To state that tea production has drastically come down is not correct as tea production is continuing in a stable manner. When the current minister took office tea prices were at an absolute rock bottom with a price range of Rs. 400-450 and there was much protest, agitations and threat of social unrest if subsidies were not increased. However today the prices have increased between Rs. 550-600 and a large sector of the tea industry is satisfied with the current situation.
The Government has despite financial problems maintained the fertiliser subsidy allocating Rs. 1,500 million for years 2016 and 2017 separately giving weight and importance to the small tea producer. The minister has also ensured a more transparent and democratic process in the tea board where all stakeholder ideas and inputs can be expressed and if consensus is obtained to make it into policy.
The ministry and its officials together with the minister and the chairman tea board are fully aware of the arguments for and against the importation of teas to Sri Lanka. While appreciating the arguments stated in the TEA statement producers are highly concerned that importation of teas even under strict conditions will impact the price of Sri Lankan teas and this will have a severe impact on the current financial models in place and a collapse of the prices will lead to a severe social chaos especially among the small holders.
It is too much of a risk to take as one erroneous policy decision can severely hamper the industry for years to come. A majority of the stakeholders are against the idea of importing tea. The ministry has asked TEA to come with a viable and practical model to be implemented even on ‘pilot project’ basis but TEA has not done so. As TEA is promoting the importation of teas isn’t it the duty and function of TEA to involve the other stakeholders in a more meaningful dialogue and obtain their consensus for their idea?
TEA has also raised the issue of the global tea campaign to be launched by the ‘export levy’ on tea exports that is in place. The ministry sincerely thanks all the exporters who contributed to the export levy that has now accumulated to approximately $ 50 million. The current minister and the chairman tea board went out of their way to ensure these funds remain in the tea board as they realise the value and the need of a well targeted global campaign for Ceylon Tea. “Unfortunately Government regulations and procedures have meant some unwanted delays have arisen. The ministry also wants to absolutely ensure that the content is well targeted and has some real returns for the brand ‘Ceylon Tea’. It will be a pity if $ 50 m is just spent for the sake of spending it. Therefore the ministry is confident that this campaign will kick off in the next three-four months. TEA is fully aware of all these developments yet it repeatedly keeps coming in their media releases.

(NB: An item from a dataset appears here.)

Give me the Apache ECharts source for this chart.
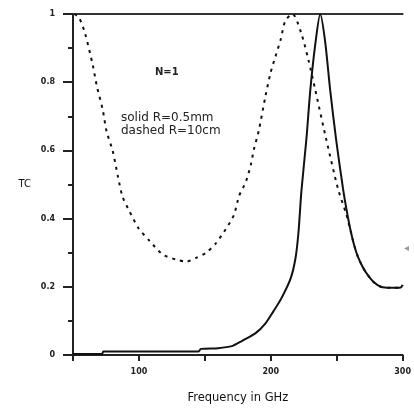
<!DOCTYPE html>
<html>
  <head>
    <meta charset="utf-8" />
    <title>TC vs frequency</title>
    <script src="https://cdn.jsdelivr.net/npm/echarts@6/dist/echarts.min.js"></script>
    <style>
    html, body {margin:0;padding:0;background:#fff;}
    #chart {width:414px;height:409px;}
    </style>
  </head>
<body>
<div id="chart"></div>
<script type="text/javascript">
// solid curve, R=0.5mm
var solidFreq = [50, 72, 73, 100, 145, 147, 160, 170.5, 178, 188.5, 196, 202, 208, 215, 218.7, 221, 223.2, 227, 230, 233.7, 237.5, 241.2, 245, 249.5, 254.8, 257.5, 260.8, 263.5, 266.1, 270, 273.6, 278, 283.4, 291, 298.5, 300];
var solidTc   = [0.003, 0.003, 0.01, 0.01, 0.01, 0.018, 0.02, 0.026, 0.041, 0.064, 0.093, 0.128, 0.166, 0.224, 0.283, 0.36, 0.48, 0.633, 0.778, 0.91, 1.0, 0.92, 0.778, 0.633, 0.487, 0.425, 0.36, 0.318, 0.288, 0.256, 0.234, 0.214, 0.2, 0.197, 0.198, 0.205];
// dashed curve, R=10cm
var dashedFreq = [51, 54.5, 59, 65, 68, 72.5, 75.5, 80, 84, 87.5, 93, 100, 108, 118, 128, 136, 143, 151, 158, 166, 172, 176, 181, 185, 187, 191, 196, 200, 203.5, 207.5, 211, 216.5, 223, 228.5, 233.7, 242, 251, 257.1, 260.8, 263.5, 266.1, 270, 273.6, 278, 283.4, 291, 298.5, 300];
var dashedTc   = [1.0, 0.99, 0.945, 0.85, 0.79, 0.72, 0.655, 0.6, 0.525, 0.465, 0.42, 0.37, 0.335, 0.295, 0.28, 0.274, 0.284, 0.3, 0.326, 0.37, 0.41, 0.467, 0.507, 0.56, 0.6, 0.66, 0.76, 0.83, 0.875, 0.925, 0.98, 1.0, 0.945, 0.866, 0.778, 0.633, 0.487, 0.415, 0.36, 0.318, 0.288, 0.256, 0.234, 0.214, 0.2, 0.197, 0.198, 0.205];
var xTickLabels = ['100', '200', '300'];
var yTickLabels = ['0', '0.2', '0.4', '0.6', '0.8', '1'];

function pairs(xs, ys) {
  var out = [];
  for (var i = 0; i < xs.length; i++) out.push([xs[i], ys[i]]);
  return out;
}

var chart = echarts.init(document.getElementById('chart'));
var tickFont = {fontFamily: 'DejaVu Sans', fontSize: 8, fontWeight: 'bold', color: '#222'};

option = {
  animation: false,
  backgroundColor: '#fff',
  grid: {left: 73, right: 9, top: 14, bottom: 52},
  xAxis: [{
    type: 'value',
    min: 50, max: 300, interval: 50,
    name: 'Frequency in GHz',
    nameLocation: 'middle',
    nameGap: 37,
    nameTextStyle: {fontFamily: 'DejaVu Sans', fontSize: 11.5, color: '#111'},
    axisLine: {lineStyle: {color: '#222', width: 2}},
    axisTick: {inside: false, length: 6, lineStyle: {color: '#222', width: 2}},
    axisLabel: Object.assign({
      margin: 13,
      formatter: function (v) {
        var s = String(v);
        return xTickLabels.indexOf(s) >= 0 ? s : '';
      }
    }, tickFont),
    splitLine: {show: false}
  }, {
    type: 'value', position: 'top',
    min: 50, max: 300,
    axisLine: {show: true, onZero: false, lineStyle: {color: '#333', width: 2}},
    axisTick: {show: false},
    axisLabel: {show: false},
    splitLine: {show: false}
  }],
  yAxis: {
    type: 'value',
    min: 0, max: 1, interval: 0.2,
    name: 'TC',
    nameLocation: 'middle',
    nameRotate: 0,
    nameGap: 42,
    nameTextStyle: {fontFamily: 'DejaVu Sans', fontSize: 10, color: '#111'},
    axisLine: {show: true, lineStyle: {color: '#222', width: 2}},
    axisTick: {inside: false, length: 10, lineStyle: {color: '#222', width: 2}},
    minorTick: {show: true, splitNumber: 2, length: 5, lineStyle: {color: '#222', width: 2}},
    axisLabel: Object.assign({
      margin: 18,
      formatter: function (v) {
        return yTickLabels[Math.round(v * 5)];
      }
    }, tickFont),
    splitLine: {show: false}
  },
  graphic: [
    {type: 'text', left: 155, top: 67, style: {text: 'N=1', font: 'bold 10px "DejaVu Sans"', fill: '#222'}},
    {type: 'text', left: 121, top: 112, style: {text: 'solid R=0.5mm', font: '12px "DejaVu Sans"', fill: '#222'}},
    {type: 'text', left: 121, top: 125, style: {text: 'dashed R=10cm', font: '12px "DejaVu Sans"', fill: '#222'}},
    {type: 'text', left: 404, top: 243, style: {text: '\u25C2', font: '10px "DejaVu Sans"', fill: '#999'}}
  ],
  series: [{
    name: 'solid R=0.5mm',
    type: 'line',
    data: pairs(solidFreq, solidTc),
    showSymbol: false,
    smooth: 0.25,
    lineStyle: {color: '#111', width: 2, type: 'solid'},
    z: 3
  }, {
    name: 'dashed R=10cm',
    type: 'line',
    data: pairs(dashedFreq, dashedTc),
    showSymbol: false,
    smooth: 0.25,
    lineStyle: {color: '#111', width: 2, type: [3, 5]},
    z: 2
  }]
};
chart.setOption(option);
</script>
</body>
</html>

Tax issues concerning the TEA have been fully looked into. The minister and the chairman tea board have met representatives of TEA on numerous occasions to sort out their issues. The minister submitted a cabinet paper on the SVAT issue and it was decided by the Economic Sub Committee chaired by the prime minister to suspend the proposed new structure.
Under the current administration a large amount of funds and development work are envisaged to the tea sector. Among them are:
a) Strengthening of the plantation management monitoring unit, already underway
b) Development of the small holder sector under funding from FAO, a $ 65 million project already underway
c) A project to modernise tea factories under funding from JBIC, negotiations progressing well, and
d) A World Bank project to improve and modernise the regional plantation companies, negotiations almost complete
Hence these funds will be the largest amount of funds received by the tea industry at particular moment of time.
The ministry and the tea board have repeatedly asked for more unity among the stakeholders so that a single master plan taking account of the interest of all stakeholders together could be implemented. We urge that this happens. It will be more helpful to the industry than individual stakeholder organisations issuing media releases that portray a negative image about the Sri Lankan tea industry.